Desde que Sánchez irrumpió en el primer plano de la política, lo vengo tachando de insensato, cultivador de la necedad, de la imprudencia y de la falta de sentido y buen juicio. Y a fe que su actitud ante los separatistas catalanes, de los que es rehén, reafirman la procedencia de tales calificativos. El fabricante de Red Bull estará interesado en la fórmula empleada porque Sánchez sí que les ha dado alas.
Lo de insensato queda claro, pero lo de nuevo rico, también. Utilizar el Falcon para ir a un concierto y después negar información sobre su coste declarando el viaje materia reservada es vergonzoso, como lo es usar el helicóptero presidencial para, en compañía de su mujer, recorrer una distancia de ciento cincuenta kilómetros para acudir a un Consejo de Ministros.
¡Qué decir de la postura de su Gobierno con el Juez Llarena, auténtico adalid de la defensa de nuestro Estado de Derecho, de nuestra Constitución y de la integridad de España, con el que la sociedad tiene contraída una deuda impagable! Sánchez, presionado por sus secuestradores, le negó inicialmente la asistencia jurídica para su defensa ante la sediciosa y adulterada demanda civil presentada por Puchi para, presionado posteriormente por las asociaciones progresistas de jueces y fiscales –qué poca personalidad-, dar un giro copernicano y cumplir, como es su obligación, con los términos del Convenio suscrito entre el Consejo General del Poder Judicial y el Ministerio de Justicia, que garantiza la asistencia jurídica a jueces y magistrados cuando se dirija contra ellos alguna acción como consecuencia del desempeño de sus funciones y cargos y que, al no establecer límite territorial alguno, se puede articular por medios propios o externos.
Por cierto, este caso pone de manifiesto que a la Unión Europea le sobra el término «Unión» y también un país, Bélgica, indigno de formar parte del proyecto, que día a día se esfuerza en demostrar que institucional y organizativamente es una KK.

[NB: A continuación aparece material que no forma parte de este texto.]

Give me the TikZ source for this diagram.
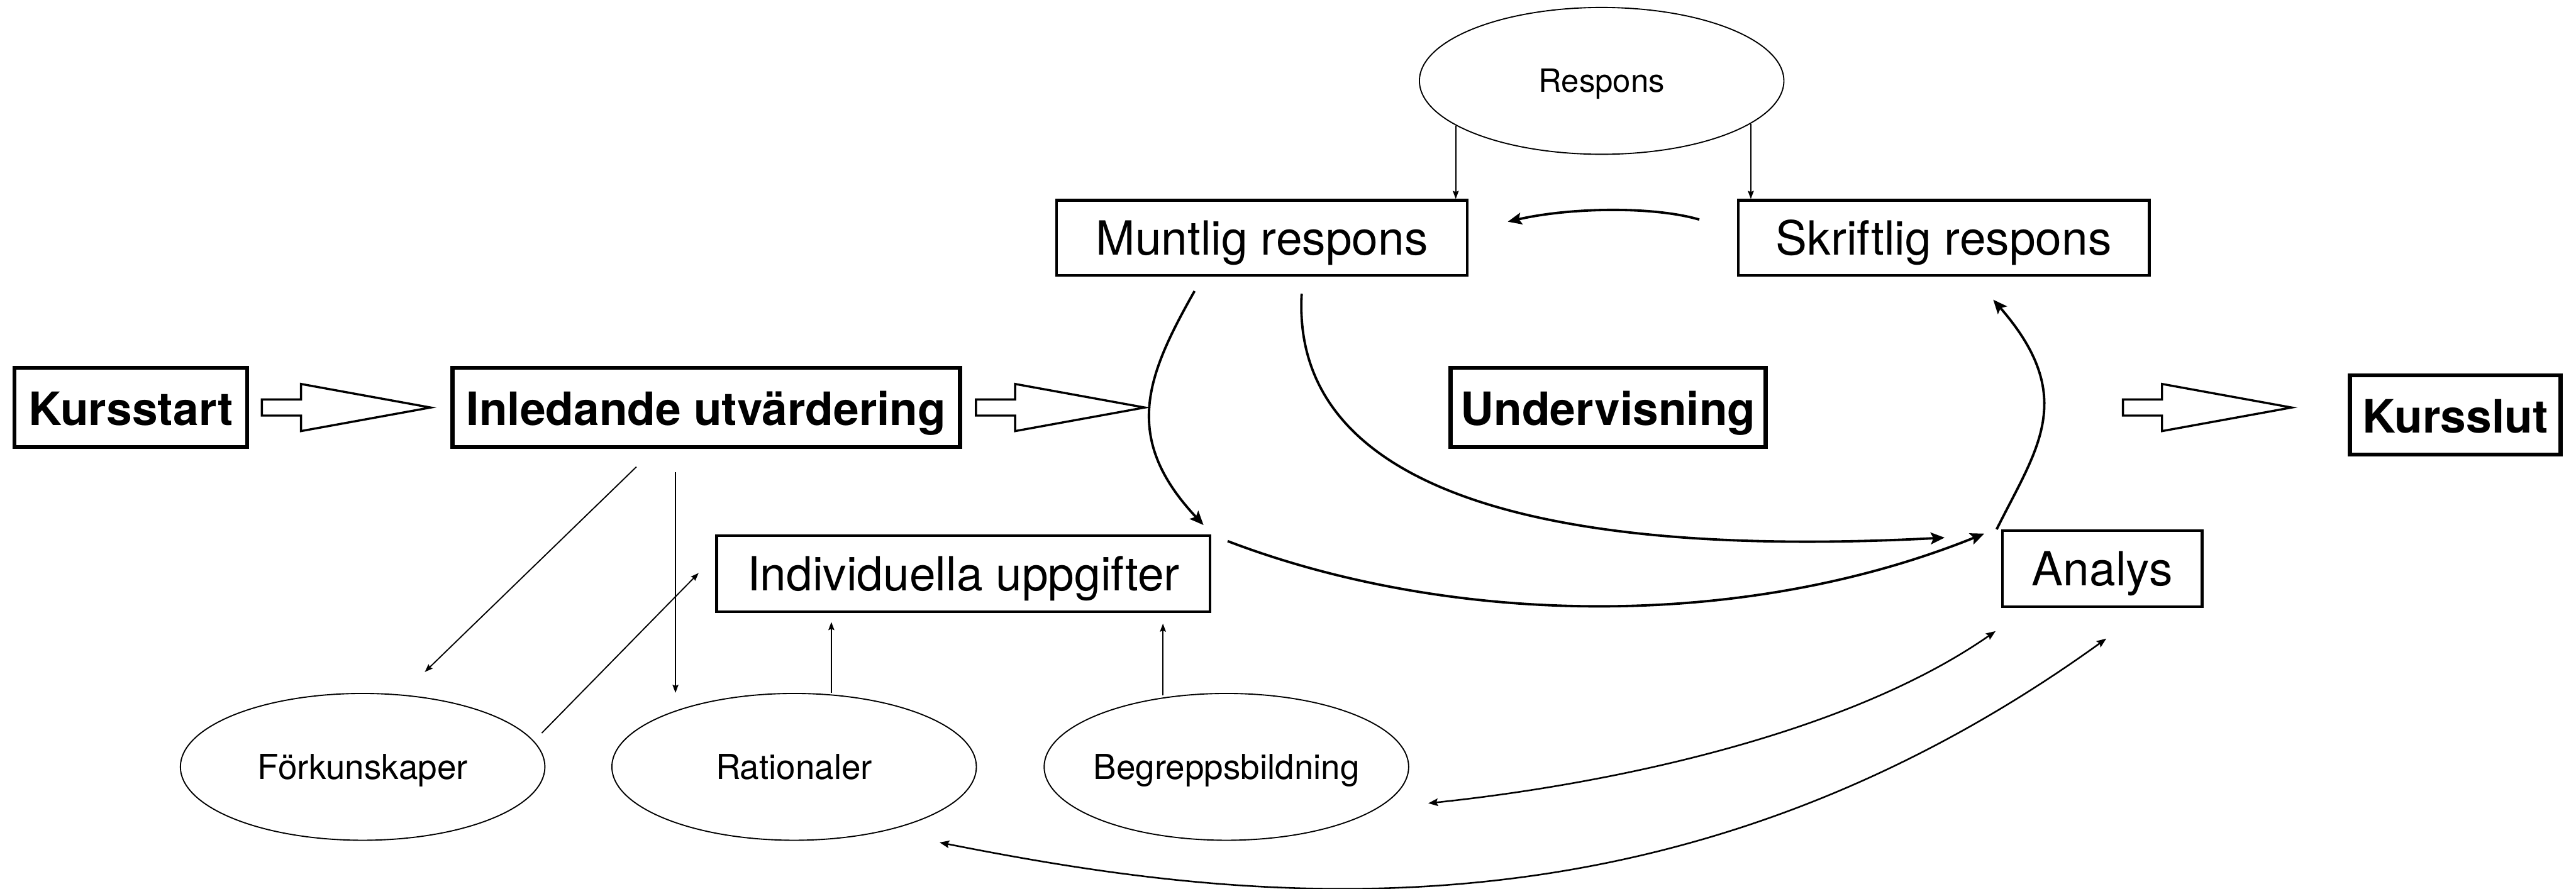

El uso a la «rebatina» –como se diría en Asturias- del Decreto-Ley supone un quebranto de nuestra forma de Estado, de nuestro régimen parlamentario, que se convierte en presidencialista. Solo la permisividad de nuestro Tribunal Constitucional facilita el uso excesivo de esta práctica viciosa.
En el caso de la exhumación de los restos de Franco carece de justificación alguna pues no es un asunto de «extraordinaria y urgente necesidad» y sí podría serlo, sin embargo, en la modificación de la Ley de Estabilidad Presupuestaria para eludir el veto del Senado al objetivo de déficit y deuda de dos mil diecinueve, para cuya modificación se acude a una proposición de ley, lo que da idea de un Gobierno desnortado y sin rumbo.
La idea de anular las sentencias de la época franquista es una estupidez de dimensiones catedralicias solo imaginable en un Gobierno de insensatos. Dicen que hay tres miembros de la carrera judicial en el Gobierno.
Digo «dicen» porque, aunque lo sé, no acabo de creerlo. Necesitarán un reciclaje integral para volver a ejercer y nunca podrán alcanzar el grado de independencia e imparcialidad que son los atributos imprescindibles para poder juzgar. ¿Ninguno de ellos recuerda aquello de la «cosa juzgada», de la inmutabilidad de las sentencias? ¿La política nubla los sentidos y embrutece la mente? ¿Será tan difícil repasar el temario de la oposición y comprobar que la «cosa juzgada» es la gran contribución que el proceso proporciona a la sociedad a favor de la paz social y de la prevención de futuras controversias?
Las ocurrencias de este Gobierno lo hacen insoportable.
Con todo, el problema catalán es el más grave. Que recuerde Sánchez que gobernar no es solucionar problemas, sino hacer callar a los que los provocan.